Hey there, time traveller!
This article was published 10/8/2012 (1358 days ago), so information in it may no longer be current.
DEAR MISS LONELYHEARTS: I lost control and screamed at my stupid mechanic today. He has fixed my car three times, only to have it stop dead on the road in the heat again. He told me to get my $%#@ old lady car out of his garage, and he never wanted to see me again. I screamed some more swear words back at him, and he picked up his cell and said he was calling 911 to come and take me to jail. I demanded my money back, and he told me to "stuff it where the sun don't shine." So I yelled, "See you in court, you moron!" I squealed out and I could see him giving me the finger in my rear view mirror. I got home and told my husband and he said I am a "hysterical nutcase." I phoned my daughters and they told me I need to see a shrink because it's the third big blow-out this month. My oldest said, "Face it. You are a rageaholic." Do you think I have a problem? -- Definitely Not a Nutcase, St. Vital
Dear Definitely Not: At the risk of being a new target, let me say you need professional help. You're losing total control and raging in a way that could get you into legal trouble. It's time you listened to somebody outside yourself, who cares about you -- like members of your family. See your physician for a referral to a psychiatrist or psychologist who specifically treats anger management. In the meantime, your doc may want to put you on an anti-anxiety drug to keep from blowing off. Also get involved in a daily exercise program to wear down that enormous store of nervous energy. The shrink will help you get at the causes of your anger/anxiety, and teach you new ways of thinking and behaving.
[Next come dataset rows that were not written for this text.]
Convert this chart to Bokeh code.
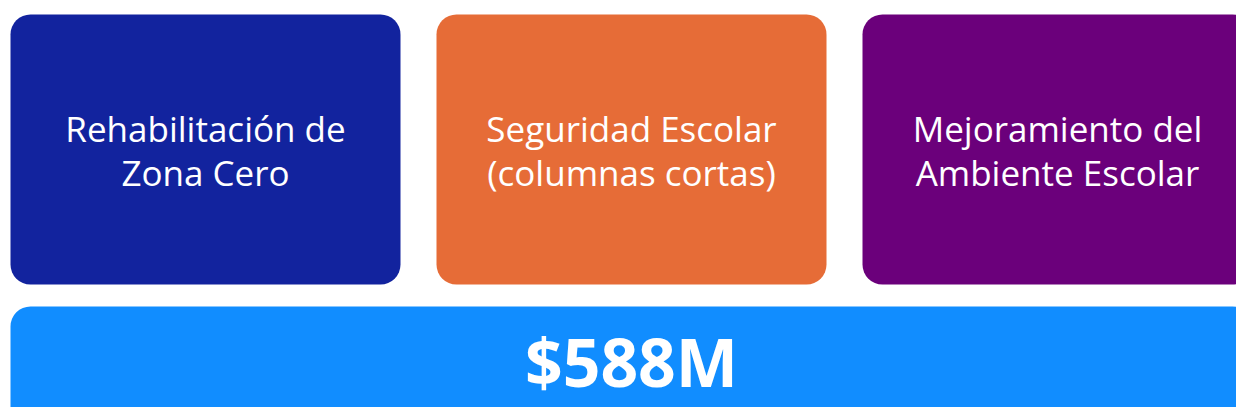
from bokeh.plotting import figure
from bokeh.models import ColumnDataSource, Range1d
from bokeh.core.properties import value
from bokeh.embed import file_html
from bokeh.resources import INLINE

# Data
categories = ["Rehabilitación de\nZona Cero",
              "Seguridad Escolar\n(columnas cortas)",
              "Mejoramiento del\nAmbiente Escolar"]
cat_colors = ["#12239E", "#E66C37", "#6B007B"]
total_label = "$588M"
total_color = "#118DFF"

W, H = 1236, 407
pitch = 426.0          # px per slot
box_w = 390.0 / pitch  # box width in slot units
x0 = -205.0 / pitch
p = figure(width=W, height=H, output_backend="svg", toolbar_location=None,
           x_range=Range1d(x0, x0 + W / pitch), y_range=Range1d(0, H),
           min_border=0, outline_line_color=None, background_fill_color="white",
           border_fill_color="white")
p.axis.visible = False
p.grid.visible = False

n = len(categories)
idx = list(range(n))
src = ColumnDataSource(dict(
    x=idx,
    left=[i - box_w / 2 for i in idx],
    right=[i + box_w / 2 for i in idx],
    label=categories,
    color=cat_colors,
))
p.quad(left="left", right="right", bottom=H - 284, top=H - 14, fill_color="color",
       line_color=None, border_radius=20, source=src)
p.text(x="x", y=H - 150, text="label", text_color="white", text_align="center",
       text_baseline="middle", text_font=value("Open Sans"), text_font_size="35px",
       text_line_height=0.93, source=src)

tsrc = ColumnDataSource(dict(
    left=[-box_w / 2], right=[(n - 1) + box_w / 2],
    x=[(n - 1) / 2], label=[total_label], color=[total_color]))
p.quad(left="left", right="right", bottom=-60, top=H - 306, fill_color="color",
       line_color=None, border_radius=20, source=tsrc)
p.text(x="x", y=H - 360, text="label", text_color="white", text_align="center",
       text_baseline="middle", text_font=value("Open Sans"), text_font_style="bold",
       text_font_size="66px", source=tsrc)

open("out.html", "w").write(file_html(p, INLINE))
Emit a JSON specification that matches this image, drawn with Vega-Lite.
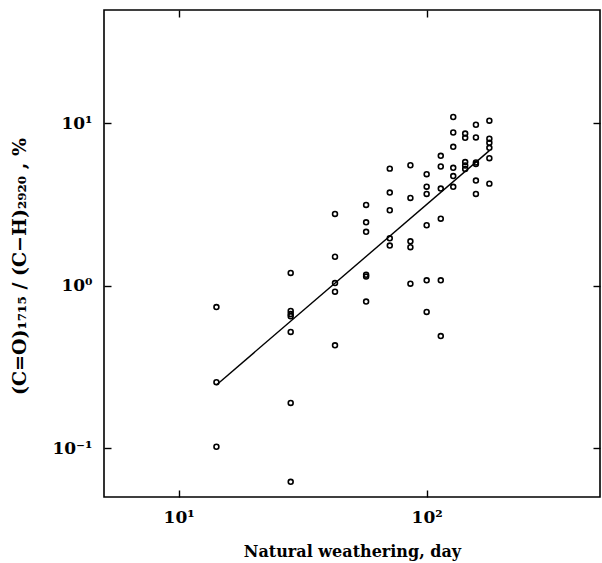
{
  "$schema": "https://vega.github.io/schema/vega-lite/v6.json",
  "width": 496,
  "height": 487,
  "autosize": "none",
  "padding": {"left": 104, "top": 10, "right": 2, "bottom": 66},
  "background": "white",
  "config": {
    "view": {"stroke": "black", "strokeWidth": 1.6},
    "axis": {
      "grid": false,
      "domain": false,
      "tickColor": "black",
      "tickWidth": 1.4,
      "tickSize": -7,
      "labelFont": "DejaVu Serif",
      "labelFontWeight": "bold",
      "labelFontSize": 17,
      "labelColor": "black",
      "titleFont": "DejaVu Serif",
      "titleFontWeight": "bold",
      "titleFontSize": 16,
      "titleColor": "black"
    }
  },
  "datasets": {
    "points": [
      {"day": 14.2, "ratio": 0.74}, {"day": 14.2, "ratio": 0.255}, {"day": 14.2, "ratio": 0.102},
      {"day": 28.3, "ratio": 1.2}, {"day": 28.3, "ratio": 0.7}, {"day": 28.3, "ratio": 0.67}, {"day": 28.3, "ratio": 0.65},
      {"day": 28.3, "ratio": 0.52}, {"day": 28.3, "ratio": 0.19}, {"day": 28.3, "ratio": 0.062},
      {"day": 42.7, "ratio": 2.77}, {"day": 42.7, "ratio": 1.51}, {"day": 42.7, "ratio": 1.04}, {"day": 42.7, "ratio": 0.92}, {"day": 42.7, "ratio": 0.43},
      {"day": 57, "ratio": 3.15}, {"day": 57, "ratio": 2.46}, {"day": 57, "ratio": 2.15}, {"day": 57, "ratio": 1.17}, {"day": 57, "ratio": 1.14}, {"day": 57, "ratio": 0.8},
      {"day": 71, "ratio": 5.27}, {"day": 71, "ratio": 3.75}, {"day": 71, "ratio": 2.92}, {"day": 71, "ratio": 1.96}, {"day": 71, "ratio": 1.77},
      {"day": 86, "ratio": 5.53}, {"day": 86, "ratio": 3.48}, {"day": 86, "ratio": 1.88}, {"day": 86, "ratio": 1.73}, {"day": 86, "ratio": 1.03},
      {"day": 100, "ratio": 4.87}, {"day": 100, "ratio": 4.08}, {"day": 100, "ratio": 3.68}, {"day": 100, "ratio": 2.36}, {"day": 100, "ratio": 1.08}, {"day": 100, "ratio": 0.69},
      {"day": 114, "ratio": 6.32}, {"day": 114, "ratio": 5.43}, {"day": 114, "ratio": 3.97}, {"day": 114, "ratio": 2.59}, {"day": 114, "ratio": 1.08}, {"day": 114, "ratio": 0.49},
      {"day": 128, "ratio": 10.96}, {"day": 128, "ratio": 8.8}, {"day": 128, "ratio": 7.18}, {"day": 128, "ratio": 5.33}, {"day": 128, "ratio": 4.74}, {"day": 128, "ratio": 4.07},
      {"day": 143, "ratio": 8.67}, {"day": 143, "ratio": 8.16}, {"day": 143, "ratio": 5.78}, {"day": 143, "ratio": 5.51}, {"day": 143, "ratio": 5.25},
      {"day": 158, "ratio": 9.82}, {"day": 158, "ratio": 8.2}, {"day": 158, "ratio": 5.75}, {"day": 158, "ratio": 5.62}, {"day": 158, "ratio": 4.45}, {"day": 158, "ratio": 3.68},
      {"day": 179, "ratio": 10.4}, {"day": 179, "ratio": 8.05}, {"day": 179, "ratio": 7.6}, {"day": 179, "ratio": 7.08}, {"day": 179, "ratio": 6.11}, {"day": 179, "ratio": 4.26}
    ],
    "fit": [
      {"day": 14.2, "ratio": 0.245},
      {"day": 179, "ratio": 6.8}
    ]
  },
  "layer": [
    {
      "data": {"name": "points"},
      "mark": {"type": "point", "shape": "circle", "filled": false, "stroke": "black", "strokeWidth": 1.6, "size": 24, "opacity": 1},
      "encoding": {
        "x": {
          "field": "day", "type": "quantitative",
          "scale": {"type": "log", "domain": [5, 500], "nice": false},
          "axis": {
            "orient": "bottom",
            "values": [10, 100],
            "title": "Natural weathering, day",
            "labelExpr": "datum.value == 10 ? '10¹' : '10²'",
            "labelPadding": 19,
            "titlePadding": 18
          }
        },
        "y": {
          "field": "ratio", "type": "quantitative",
          "scale": {"type": "log", "domain": [0.05, 50], "nice": false},
          "axis": {
            "orient": "left",
            "values": [0.1, 1, 10],
            "title": "(C=O)₁₇₁₅ / (C−H)₂₉₂₀ , %",
            "titleFontSize": 19,
            "titleY": 256,
            "labelExpr": "datum.value == 10 ? '10¹' : (datum.value == 1 ? '10⁰' : '10⁻¹')",
            "labelPadding": 19,
            "titlePadding": 22
          }
        }
      }
    },
    {
      "data": {"name": "fit"},
      "mark": {"type": "line", "color": "black", "strokeWidth": 1.4},
      "encoding": {
        "x": {
          "field": "day", "type": "quantitative",
          "scale": {"type": "log", "domain": [5, 500], "nice": false},
          "axis": {"orient": "top", "values": [10, 100], "labels": false, "title": null}
        },
        "y": {
          "field": "ratio", "type": "quantitative",
          "scale": {"type": "log", "domain": [0.05, 50], "nice": false},
          "axis": {"orient": "right", "values": [0.1, 1, 10], "labels": false, "title": null}
        }
      }
    }
  ],
  "resolve": {"axis": {"x": "independent", "y": "independent"}}
}
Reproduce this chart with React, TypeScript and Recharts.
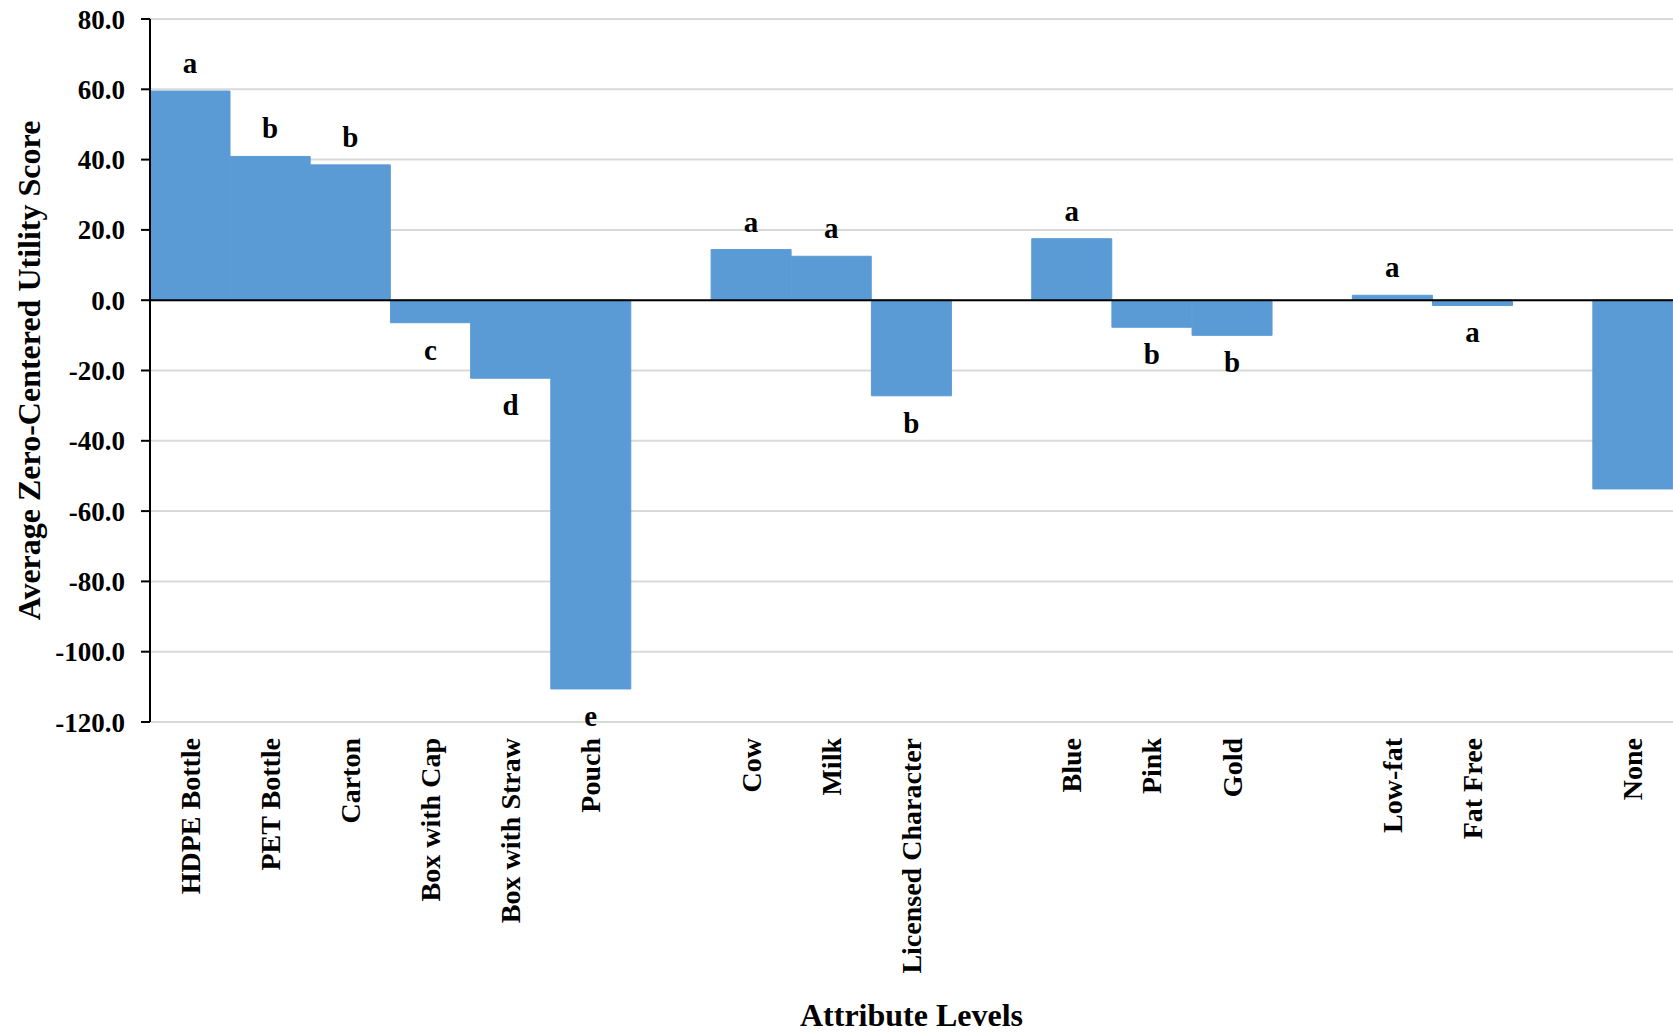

Dear Miss Lonelyhearts: We were at a barbecue at a friend's cabin at our lake. Because we could walk home, the host was making stiff cocktails. I haven't been that tipsy in years. About midnight, half a dozen of us went down to the beach to watch the stars, and started laughing and joking. Then one guy said, "Let's skinny dip, like the old days" so we stripped off and went in the water. My husband was not there; he was back at the bonfire. When I came back to the fire, my shirt was on backwards with the ticket showing in front. He grabbed me by the arm and took me home where he put me in a chair and interrogated me like a gestapo agent, accusing me of having sex with a certain guy there. I mostly convinced him of the truth but he keeps coming back to it. How do I get him to stop obsessing and driving us both crazy? I am innocent. -- Skinny Dipper, Not a Cheater, Lake Winnipeg
Dear Dipper: Next time you get together with your neighbours, bring the skinny-dipping incident out in the open so people can talk about it and joke about it. Then, even if your husband isn't laughing, it will finally be real to him, instead of a big story created to cover up a tryst. Keeping the skinny dipping hush-hush is a sure way for the people who participated to look guilty. Since it was just a swim in the dark, nobody should be in much trouble over this. Next time, take your husband with you.
Dear Miss Lonelyhearts: Why do women want guys to be the gift givers? If I forgot my girlfriend's birthday, she would howl. She just forgot my birthday and didn't even apologize. When I mentioned it (feeling embarrassed), she said, "Oh I'll take you out for dinner on the weekend, then." Like it was nothing. -- Hurt Feelings, Selkirk
Dear Hurt: She is not typical of most women, who generally remember birthdays, anniversaries and Valentine's occasions. Before you promote her to something other than your girlfriend, think about finding someone more thoughtful.